We consider the two-stage transmitter, consisting of a sampler followed by a nonlinear pre-distorter. Note that the transmitter’s separability into autonomous stages, with each stage having its well-defined purpose, improves its interpretability and cost-efficiency [13].

In the sampler, the input data is mapped to some complex-valued constellation points ${s_m \in \mathbf {S} \in \mathbb {C},} |\mathbf {S}| = M$ and then transmitted over a channel. A fixed bit label $\mathbf {b}_m = [b_{m,1}, \ldots, b_{m,J}]$, ${b_{m,j} \in \{0,1\}},\, J=\lceil \log _2(M)\rceil$ is set for each symbol in the alphabet $\mathbf {b}_m \Longleftrightarrow s_m,\,\forall s_m \in \mathbf {S}$. The input data is generated in a way that symbols $s_m$ are sampled according to the discrete probabilistic distribution $p_S(s_m)\,\forall s_m \in \mathbf {S}$. In this work, we assume that for an arbitrary distribution $p_S$ there exists a mapper which maps the original input data stream in such a manner that the resulting symbols are independent and identically distributed according to $p_S$. Such an idealistic mapping can be achieved by a distribution matcher, e.g., the constant composition distribution matching (CCDM), with a long enough sequence.

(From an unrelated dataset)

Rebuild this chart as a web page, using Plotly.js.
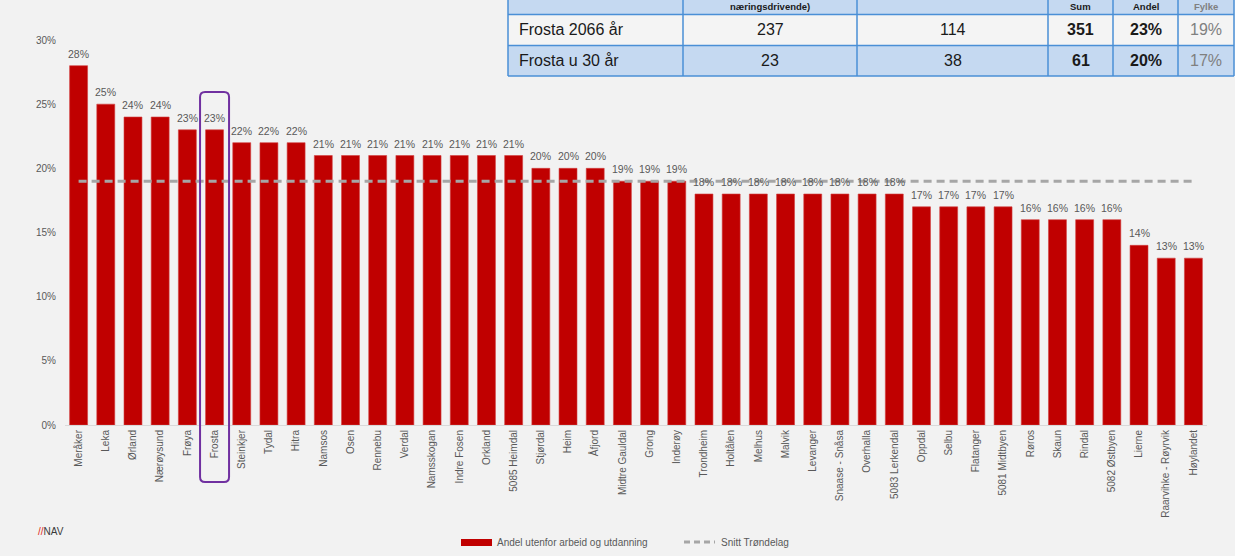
<!DOCTYPE html>
<html><head><meta charset="utf-8">
<script src="https://cdn.plot.ly/plotly-3.0.1.min.js"></script>
<style>html,body{margin:0;padding:0;background:#f2f2f2;overflow:hidden}#chart{width:1235px;height:556px}</style>
</head><body><div id="chart"></div>
<script>
// ---------------- data ----------------
const categories = ['Meråker','Leka','Ørland','Nærøysund','Frøya','Frosta','Steinkjer','Tydal','Hitra','Namsos','Osen','Rennebu','Verdal','Namsskogan','Indre Fosen','Orkland','5085 Heimdal','Stjørdal','Heim','Åfjord','Midtre Gauldal','Grong','Inderøy','Trondheim','Holtålen','Melhus','Malvik','Levanger','Snaase - Snåsa','Overhalla','5083 Lerkendal','Oppdal','Selbu','Flatanger','5081 Midtbyen','Røros','Skaun','Rindal','5082 Østbyen','Lierne','Raarvihke - Røyrvik','Høylandet'];
const values = [28,25,24,24,23,23,22,22,22,21,21,21,21,21,21,21,21,20,20,20,19,19,19,18,18,18,18,18,18,18,18,17,17,17,17,16,16,16,16,14,13,13];
const averageValue = 19;
const barName = 'Andel utenfor arbeid og utdanning';
const averageName = 'Snitt Trøndelag';
const highlighted = 'Frosta';
const yTickValues = [0,5,10,15,20,25,30];
const tableHeader = ['', 'næringsdrivende)', '', 'Sum', 'Andel', 'Fylke'];
const tableRow1 = ['Frosta 2066 år', '237', '114', '351', '23%', '19%'];
const tableRow2 = ['Frosta u 30 år', '23', '38', '61', '20%', '17%'];
const logoSlash = '//';
const logoText = 'NAV';

// ---------------- layout geometry ----------------
const W = 1235, H = 556;
const M = {l: 65, r: 28, t: 40, b: 131};
const PW = W - M.l - M.r, PH = H - M.t - M.b;
const px = x => (x - M.l) / PW;          // pixel x -> paper x
const py = y => (H - M.b - y) / PH;      // pixel y -> paper y
const catW = PW / categories.length;

const grey = '#595959';
const FONT = 'Liberation Sans, Arial, sans-serif';

const avgLine = categories.map(() => averageValue);

const traces = [
  {type: 'bar', x: categories, y: values, name: barName,
   marker: {color: '#c00000', line: {color: '#d24040', width: 0.6}},
   hoverinfo: 'x+y', showlegend: false},
  {type: 'scatter', mode: 'lines', x: categories, y: avgLine, name: averageName,
   line: {color: '#a6a6a6', width: 3, dash: '8px,5px'}, showlegend: false}
];

const shapes = [];
const annotations = [];

// data labels above bars
categories.forEach((c, i) => {
  annotations.push({xref: 'x', yref: 'y', x: c, y: values[i], xanchor: 'center', yanchor: 'bottom',
    yshift: 4, text: values[i] + '%', showarrow: false,
    font: {size: 10.5, color: grey, family: FONT}});
});

// highlight box around selected municipality
(function () {
  const i = categories.indexOf(highlighted);
  const cx = M.l + (i + 0.5) * catW;
  const x0 = px(cx - 14.5), x1 = px(cx + 14.5);
  const y1 = py(92), y0 = py(482);
  const rx = 5 / PW, ry = 5 / PH;
  const path = `M ${x0+rx},${y1} L ${x1-rx},${y1} Q ${x1},${y1} ${x1},${y1-ry} L ${x1},${y0+ry} Q ${x1},${y0} ${x1-rx},${y0} L ${x0+rx},${y0} Q ${x0},${y0} ${x0},${y0+ry} L ${x0},${y1-ry} Q ${x0},${y1} ${x0+rx},${y1} Z`;
  shapes.push({type: 'path', xref: 'paper', yref: 'paper', path: path,
    line: {color: '#7030a0', width: 2}, fillcolor: 'rgba(0,0,0,0)', layer: 'above'});
})();

// custom legend
shapes.push({type: 'rect', xref: 'paper', yref: 'paper', x0: px(461), x1: px(492), y0: py(546), y1: py(539),
  fillcolor: '#c00000', line: {width: 0}});
annotations.push({xref: 'paper', yref: 'paper', x: px(495), y: py(542.5), xanchor: 'left', yanchor: 'middle',
  text: barName, showarrow: false, font: {size: 10, color: grey, family: FONT}});
shapes.push({type: 'line', xref: 'paper', yref: 'paper', x0: px(684), x1: px(715), y0: py(542), y1: py(542),
  line: {color: '#a6a6a6', width: 3, dash: '6px,4px'}});
annotations.push({xref: 'paper', yref: 'paper', x: px(719), y: py(542.5), xanchor: 'left', yanchor: 'middle',
  text: averageName, showarrow: false, font: {size: 10, color: grey, family: FONT}});

// NAV logo
annotations.push({xref: 'paper', yref: 'paper', x: px(36), y: py(531), xanchor: 'left', yanchor: 'middle',
  text: `<span style="color:#e1251b">${logoSlash}</span>${logoText}`, showarrow: false,
  font: {size: 10, color: '#3a3a3a', family: FONT}});

// table at the top right
(function () {
  const colEdges = [508, 683, 857, 1048, 1113, 1178, 1234];
  const rowEdges = [-16, 14.5, 45.5, 76];
  const fills = ['#c5d9f1', '#f4f4f4', '#c5d9f1'];
  const border = '#4a8fd6';
  const rows = [tableHeader, tableRow1, tableRow2];
  rows.forEach((row, r) => {
    shapes.push({type: 'rect', xref: 'paper', yref: 'paper', x0: px(colEdges[0]), x1: px(colEdges[6]),
      y0: py(rowEdges[r+1]), y1: py(rowEdges[r]), fillcolor: fills[r], line: {width: 0}, layer: 'above'});
  });
  rowEdges.forEach(y => shapes.push({type: 'line', xref: 'paper', yref: 'paper', x0: px(colEdges[0]), x1: px(colEdges[6]),
    y0: py(y), y1: py(y), line: {color: border, width: 1.5}, layer: 'above'}));
  colEdges.forEach(x => shapes.push({type: 'line', xref: 'paper', yref: 'paper', x0: px(x), x1: px(x),
    y0: py(rowEdges[3]), y1: py(rowEdges[0]), line: {color: border, width: 1.5}, layer: 'above'}));
  rows.forEach((row, r) => {
    row.forEach((txt, c) => {
      if (!txt) return;
      const header = r === 0;
      const bold = header || c === 3 || c === 4;
      const color = c === 5 ? '#808080' : '#1a1a1a';
      const cy = header ? 6.5 : (rowEdges[r] + rowEdges[r+1]) / 2;
      const left = c === 0;
      const x = left ? px(colEdges[0] + 9) : px((colEdges[c] + colEdges[c+1]) / 2);
      annotations.push({xref: 'paper', yref: 'paper', x: x, y: py(cy), xanchor: left ? 'left' : 'center', yanchor: 'middle',
        text: bold ? `<b>${txt}</b>` : txt, showarrow: false,
        font: {size: header ? 9.5 : 16, color: color, family: FONT}});
    });
  });
})();

const layout = {
  width: W, height: H, margin: M,
  paper_bgcolor: '#f2f2f2', plot_bgcolor: '#f2f2f2',
  showlegend: false, bargap: 0.34,
  font: {family: FONT, color: grey, size: 10},
  xaxis: {type: 'category', tickangle: -90, showgrid: false, showline: true, linecolor: '#d9d9d9', linewidth: 1,
    ticks: '', tickfont: {size: 10, color: grey, family: FONT}, fixedrange: true},
  yaxis: {range: [0, 30], tickvals: yTickValues, ticktext: yTickValues.map(v => v + '%'), showgrid: false,
    zeroline: false, showline: false, ticks: '', ticklabelstandoff: 8,
    tickfont: {size: 10, color: grey, family: FONT}, fixedrange: true},
  shapes: shapes, annotations: annotations
};

Plotly.newPlot('chart', traces, layout, {displayModeBar: false, staticPlot: true});
</script></body></html>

Because of the imperfections of the communication channel, the information rate of the system depends on the locations of constellation points $\mathbf {S}$ and their probability distribution $p_S$. Therefore, it is possible to maximize the system information rate by optimizing symbol locations $\mathbf {S}$ and occurrence probabilities $p_S$. Optimizing $\mathbf {S}$ is called a geometric constellation shaping (GS), and optimizing $p_S$ is called a probabilistic constellation shaping (PS) [38]. Notably, for linear channels with AWGN, the family of Maxwell-Boltzmann (MB) distributions results in information rates very close to the optimal PS [34]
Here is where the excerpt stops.